* [Input rows]
━━━━━━━━━━

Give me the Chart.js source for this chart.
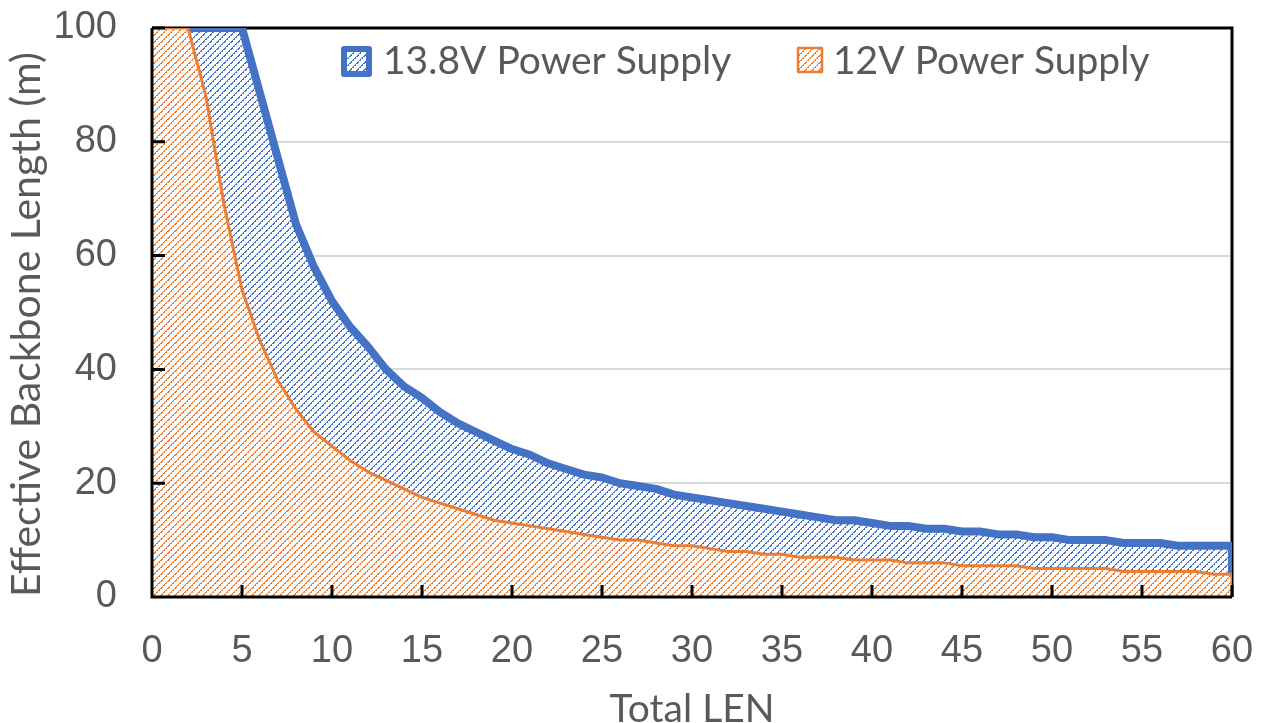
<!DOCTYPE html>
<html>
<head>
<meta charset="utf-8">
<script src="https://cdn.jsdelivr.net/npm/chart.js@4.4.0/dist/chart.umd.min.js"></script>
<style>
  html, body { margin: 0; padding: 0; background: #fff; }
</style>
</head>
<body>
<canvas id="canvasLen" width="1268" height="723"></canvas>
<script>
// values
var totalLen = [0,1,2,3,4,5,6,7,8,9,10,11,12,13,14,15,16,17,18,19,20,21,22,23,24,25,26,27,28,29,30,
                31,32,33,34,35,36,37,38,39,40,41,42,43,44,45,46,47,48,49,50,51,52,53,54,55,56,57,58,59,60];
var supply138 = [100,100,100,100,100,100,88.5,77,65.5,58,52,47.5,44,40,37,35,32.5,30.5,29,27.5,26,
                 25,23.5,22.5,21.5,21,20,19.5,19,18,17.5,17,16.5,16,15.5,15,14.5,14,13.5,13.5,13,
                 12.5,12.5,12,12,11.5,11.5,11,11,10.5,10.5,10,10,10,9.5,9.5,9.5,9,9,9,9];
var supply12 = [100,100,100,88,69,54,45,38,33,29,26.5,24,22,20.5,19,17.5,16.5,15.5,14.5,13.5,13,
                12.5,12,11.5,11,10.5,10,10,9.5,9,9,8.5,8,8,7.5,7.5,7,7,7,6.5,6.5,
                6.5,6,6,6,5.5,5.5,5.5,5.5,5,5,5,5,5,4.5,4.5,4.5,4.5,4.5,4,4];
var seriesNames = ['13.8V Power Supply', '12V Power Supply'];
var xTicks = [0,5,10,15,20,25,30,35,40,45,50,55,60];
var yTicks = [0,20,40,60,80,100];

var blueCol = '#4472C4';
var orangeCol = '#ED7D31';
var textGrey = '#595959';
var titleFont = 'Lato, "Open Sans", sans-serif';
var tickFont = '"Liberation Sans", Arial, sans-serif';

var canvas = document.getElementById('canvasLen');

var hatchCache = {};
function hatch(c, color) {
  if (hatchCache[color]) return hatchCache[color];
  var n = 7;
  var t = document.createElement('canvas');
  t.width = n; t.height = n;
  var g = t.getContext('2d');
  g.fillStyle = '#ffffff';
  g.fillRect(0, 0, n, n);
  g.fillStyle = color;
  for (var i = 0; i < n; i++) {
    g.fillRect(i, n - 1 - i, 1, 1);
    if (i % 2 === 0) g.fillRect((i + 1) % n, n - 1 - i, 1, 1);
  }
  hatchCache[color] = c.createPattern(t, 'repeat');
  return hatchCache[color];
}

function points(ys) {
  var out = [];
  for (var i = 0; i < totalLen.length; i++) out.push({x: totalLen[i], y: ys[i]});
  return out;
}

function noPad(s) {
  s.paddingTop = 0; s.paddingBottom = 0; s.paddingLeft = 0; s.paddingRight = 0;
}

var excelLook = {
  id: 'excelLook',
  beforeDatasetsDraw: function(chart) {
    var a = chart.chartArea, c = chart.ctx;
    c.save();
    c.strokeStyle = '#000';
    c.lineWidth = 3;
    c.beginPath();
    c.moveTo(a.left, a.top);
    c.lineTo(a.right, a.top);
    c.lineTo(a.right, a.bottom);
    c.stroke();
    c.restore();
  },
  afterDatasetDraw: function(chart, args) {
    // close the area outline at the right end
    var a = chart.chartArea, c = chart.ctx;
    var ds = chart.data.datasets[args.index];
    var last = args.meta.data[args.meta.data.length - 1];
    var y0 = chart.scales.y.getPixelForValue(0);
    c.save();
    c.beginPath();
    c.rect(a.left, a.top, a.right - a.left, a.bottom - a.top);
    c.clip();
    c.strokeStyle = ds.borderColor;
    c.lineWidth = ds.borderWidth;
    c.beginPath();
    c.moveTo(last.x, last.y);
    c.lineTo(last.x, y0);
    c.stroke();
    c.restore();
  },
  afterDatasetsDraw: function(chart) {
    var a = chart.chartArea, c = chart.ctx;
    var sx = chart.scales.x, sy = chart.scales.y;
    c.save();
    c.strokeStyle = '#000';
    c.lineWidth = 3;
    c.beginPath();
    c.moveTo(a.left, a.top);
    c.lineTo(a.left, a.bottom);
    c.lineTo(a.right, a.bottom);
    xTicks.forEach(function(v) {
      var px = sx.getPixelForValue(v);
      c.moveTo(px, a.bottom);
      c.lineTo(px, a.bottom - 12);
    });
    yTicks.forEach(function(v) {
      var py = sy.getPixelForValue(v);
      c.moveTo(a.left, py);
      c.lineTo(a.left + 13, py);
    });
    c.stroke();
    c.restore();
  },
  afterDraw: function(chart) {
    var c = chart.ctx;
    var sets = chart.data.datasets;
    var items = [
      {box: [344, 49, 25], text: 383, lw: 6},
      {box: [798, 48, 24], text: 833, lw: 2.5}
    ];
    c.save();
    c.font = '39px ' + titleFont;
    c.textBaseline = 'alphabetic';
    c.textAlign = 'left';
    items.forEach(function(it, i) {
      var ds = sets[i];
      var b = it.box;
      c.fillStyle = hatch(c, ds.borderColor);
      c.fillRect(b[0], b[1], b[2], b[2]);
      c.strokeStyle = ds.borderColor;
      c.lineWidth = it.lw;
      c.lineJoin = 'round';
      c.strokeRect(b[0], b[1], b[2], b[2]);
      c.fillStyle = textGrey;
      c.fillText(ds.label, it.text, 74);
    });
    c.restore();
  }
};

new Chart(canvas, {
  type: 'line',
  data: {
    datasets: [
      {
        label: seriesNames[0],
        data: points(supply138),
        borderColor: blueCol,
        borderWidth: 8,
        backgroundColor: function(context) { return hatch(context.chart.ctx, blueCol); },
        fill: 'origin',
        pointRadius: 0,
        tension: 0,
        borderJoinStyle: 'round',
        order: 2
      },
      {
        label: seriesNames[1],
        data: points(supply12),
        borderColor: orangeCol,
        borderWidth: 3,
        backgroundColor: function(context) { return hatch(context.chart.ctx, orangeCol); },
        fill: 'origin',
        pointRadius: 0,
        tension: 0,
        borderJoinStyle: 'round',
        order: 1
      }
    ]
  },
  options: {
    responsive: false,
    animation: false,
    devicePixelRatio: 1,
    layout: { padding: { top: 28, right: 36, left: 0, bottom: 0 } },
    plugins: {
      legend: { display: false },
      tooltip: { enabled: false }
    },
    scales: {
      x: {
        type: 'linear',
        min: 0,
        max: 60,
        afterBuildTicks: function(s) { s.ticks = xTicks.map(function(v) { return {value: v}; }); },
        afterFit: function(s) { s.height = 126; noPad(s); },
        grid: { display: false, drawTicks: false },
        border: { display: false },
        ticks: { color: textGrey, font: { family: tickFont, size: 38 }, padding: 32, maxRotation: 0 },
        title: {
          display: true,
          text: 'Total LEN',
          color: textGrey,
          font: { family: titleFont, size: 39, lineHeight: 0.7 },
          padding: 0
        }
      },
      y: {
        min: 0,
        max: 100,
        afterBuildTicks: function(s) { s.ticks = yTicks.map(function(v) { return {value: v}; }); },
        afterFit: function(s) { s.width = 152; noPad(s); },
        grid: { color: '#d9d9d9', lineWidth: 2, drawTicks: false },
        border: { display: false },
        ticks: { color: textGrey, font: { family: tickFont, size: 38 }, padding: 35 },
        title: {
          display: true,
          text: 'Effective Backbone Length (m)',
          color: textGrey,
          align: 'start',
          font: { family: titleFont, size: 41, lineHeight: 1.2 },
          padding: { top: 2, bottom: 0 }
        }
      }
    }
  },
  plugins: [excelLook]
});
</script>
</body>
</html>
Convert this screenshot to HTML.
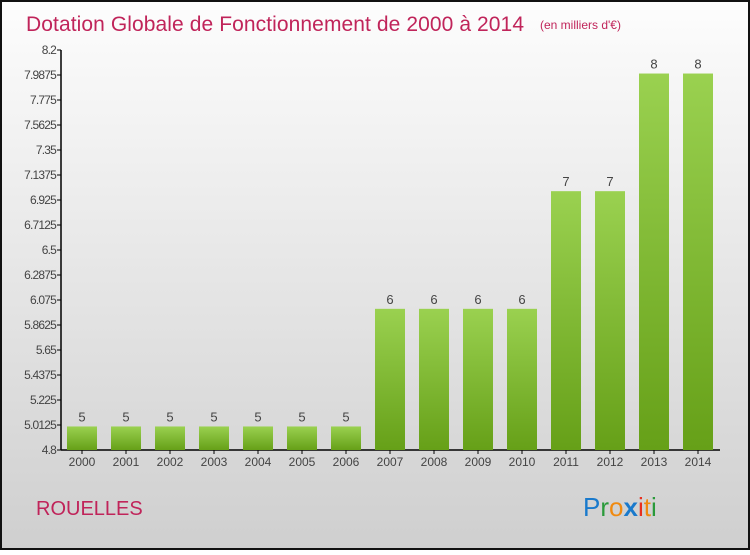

━━━━━━━━━━

Repeat the preceding records precisely, and leave every picture out of the copy.

* [Exercise solution]
Give me the Chart.js source for this chart.
<!DOCTYPE html>
<html>
<head>
<meta charset="utf-8">
<script src="https://cdn.jsdelivr.net/npm/chart.js@4.4.0/dist/chart.umd.min.js"></script>
<style>
  html, body { margin: 0; padding: 0; background: #fff; }
</style>
</head>
<body>
<canvas id="canvasLen" width="1268" height="723"></canvas>
<script>
// values
var totalLen = [0,1,2,3,4,5,6,7,8,9,10,11,12,13,14,15,16,17,18,19,20,21,22,23,24,25,26,27,28,29,30,
                31,32,33,34,35,36,37,38,39,40,41,42,43,44,45,46,47,48,49,50,51,52,53,54,55,56,57,58,59,60];
var supply138 = [100,100,100,100,100,100,88.5,77,65.5,58,52,47.5,44,40,37,35,32.5,30.5,29,27.5,26,
                 25,23.5,22.5,21.5,21,20,19.5,19,18,17.5,17,16.5,16,15.5,15,14.5,14,13.5,13.5,13,
                 12.5,12.5,12,12,11.5,11.5,11,11,10.5,10.5,10,10,10,9.5,9.5,9.5,9,9,9,9];
var supply12 = [100,100,100,88,69,54,45,38,33,29,26.5,24,22,20.5,19,17.5,16.5,15.5,14.5,13.5,13,
                12.5,12,11.5,11,10.5,10,10,9.5,9,9,8.5,8,8,7.5,7.5,7,7,7,6.5,6.5,
                6.5,6,6,6,5.5,5.5,5.5,5.5,5,5,5,5,5,4.5,4.5,4.5,4.5,4.5,4,4];
var seriesNames = ['13.8V Power Supply', '12V Power Supply'];
var xTicks = [0,5,10,15,20,25,30,35,40,45,50,55,60];
var yTicks = [0,20,40,60,80,100];

var blueCol = '#4472C4';
var orangeCol = '#ED7D31';
var textGrey = '#595959';
var titleFont = 'Lato, "Open Sans", sans-serif';
var tickFont = '"Liberation Sans", Arial, sans-serif';

var canvas = document.getElementById('canvasLen');

var hatchCache = {};
function hatch(c, color) {
  if (hatchCache[color]) return hatchCache[color];
  var n = 7;
  var t = document.createElement('canvas');
  t.width = n; t.height = n;
  var g = t.getContext('2d');
  g.fillStyle = '#ffffff';
  g.fillRect(0, 0, n, n);
  g.fillStyle = color;
  for (var i = 0; i < n; i++) {
    g.fillRect(i, n - 1 - i, 1, 1);
    if (i % 2 === 0) g.fillRect((i + 1) % n, n - 1 - i, 1, 1);
  }
  hatchCache[color] = c.createPattern(t, 'repeat');
  return hatchCache[color];
}

function points(ys) {
  var out = [];
  for (var i = 0; i < totalLen.length; i++) out.push({x: totalLen[i], y: ys[i]});
  return out;
}

function noPad(s) {
  s.paddingTop = 0; s.paddingBottom = 0; s.paddingLeft = 0; s.paddingRight = 0;
}

var excelLook = {
  id: 'excelLook',
  beforeDatasetsDraw: function(chart) {
    var a = chart.chartArea, c = chart.ctx;
    c.save();
    c.strokeStyle = '#000';
    c.lineWidth = 3;
    c.beginPath();
    c.moveTo(a.left, a.top);
    c.lineTo(a.right, a.top);
    c.lineTo(a.right, a.bottom);
    c.stroke();
    c.restore();
  },
  afterDatasetDraw: function(chart, args) {
    // close the area outline at the right end
    var a = chart.chartArea, c = chart.ctx;
    var ds = chart.data.datasets[args.index];
    var last = args.meta.data[args.meta.data.length - 1];
    var y0 = chart.scales.y.getPixelForValue(0);
    c.save();
    c.beginPath();
    c.rect(a.left, a.top, a.right - a.left, a.bottom - a.top);
    c.clip();
    c.strokeStyle = ds.borderColor;
    c.lineWidth = ds.borderWidth;
    c.beginPath();
    c.moveTo(last.x, last.y);
    c.lineTo(last.x, y0);
    c.stroke();
    c.restore();
  },
  afterDatasetsDraw: function(chart) {
    var a = chart.chartArea, c = chart.ctx;
    var sx = chart.scales.x, sy = chart.scales.y;
    c.save();
    c.strokeStyle = '#000';
    c.lineWidth = 3;
    c.beginPath();
    c.moveTo(a.left, a.top);
    c.lineTo(a.left, a.bottom);
    c.lineTo(a.right, a.bottom);
    xTicks.forEach(function(v) {
      var px = sx.getPixelForValue(v);
      c.moveTo(px, a.bottom);
      c.lineTo(px, a.bottom - 12);
    });
    yTicks.forEach(function(v) {
      var py = sy.getPixelForValue(v);
      c.moveTo(a.left, py);
      c.lineTo(a.left + 13, py);
    });
    c.stroke();
    c.restore();
  },
  afterDraw: function(chart) {
    var c = chart.ctx;
    var sets = chart.data.datasets;
    var items = [
      {box: [344, 49, 25], text: 383, lw: 6},
      {box: [798, 48, 24], text: 833, lw: 2.5}
    ];
    c.save();
    c.font = '39px ' + titleFont;
    c.textBaseline = 'alphabetic';
    c.textAlign = 'left';
    items.forEach(function(it, i) {
      var ds = sets[i];
      var b = it.box;
      c.fillStyle = hatch(c, ds.borderColor);
      c.fillRect(b[0], b[1], b[2], b[2]);
      c.strokeStyle = ds.borderColor;
      c.lineWidth = it.lw;
      c.lineJoin = 'round';
      c.strokeRect(b[0], b[1], b[2], b[2]);
      c.fillStyle = textGrey;
      c.fillText(ds.label, it.text, 74);
    });
    c.restore();
  }
};

new Chart(canvas, {
  type: 'line',
  data: {
    datasets: [
      {
        label: seriesNames[0],
        data: points(supply138),
        borderColor: blueCol,
        borderWidth: 8,
        backgroundColor: function(context) { return hatch(context.chart.ctx, blueCol); },
        fill: 'origin',
        pointRadius: 0,
        tension: 0,
        borderJoinStyle: 'round',
        order: 2
      },
      {
        label: seriesNames[1],
        data: points(supply12),
        borderColor: orangeCol,
        borderWidth: 3,
        backgroundColor: function(context) { return hatch(context.chart.ctx, orangeCol); },
        fill: 'origin',
        pointRadius: 0,
        tension: 0,
        borderJoinStyle: 'round',
        order: 1
      }
    ]
  },
  options: {
    responsive: false,
    animation: false,
    devicePixelRatio: 1,
    layout: { padding: { top: 28, right: 36, left: 0, bottom: 0 } },
    plugins: {
      legend: { display: false },
      tooltip: { enabled: false }
    },
    scales: {
      x: {
        type: 'linear',
        min: 0,
        max: 60,
        afterBuildTicks: function(s) { s.ticks = xTicks.map(function(v) { return {value: v}; }); },
        afterFit: function(s) { s.height = 126; noPad(s); },
        grid: { display: false, drawTicks: false },
        border: { display: false },
        ticks: { color: textGrey, font: { family: tickFont, size: 38 }, padding: 32, maxRotation: 0 },
        title: {
          display: true,
          text: 'Total LEN',
          color: textGrey,
          font: { family: titleFont, size: 39, lineHeight: 0.7 },
          padding: 0
        }
      },
      y: {
        min: 0,
        max: 100,
        afterBuildTicks: function(s) { s.ticks = yTicks.map(function(v) { return {value: v}; }); },
        afterFit: function(s) { s.width = 152; noPad(s); },
        grid: { color: '#d9d9d9', lineWidth: 2, drawTicks: false },
        border: { display: false },
        ticks: { color: textGrey, font: { family: tickFont, size: 38 }, padding: 35 },
        title: {
          display: true,
          text: 'Effective Backbone Length (m)',
          color: textGrey,
          align: 'start',
          font: { family: titleFont, size: 41, lineHeight: 1.2 },
          padding: { top: 2, bottom: 0 }
        }
      }
    }
  },
  plugins: [excelLook]
});
</script>
</body>
</html>
Convert this screenshot to HTML.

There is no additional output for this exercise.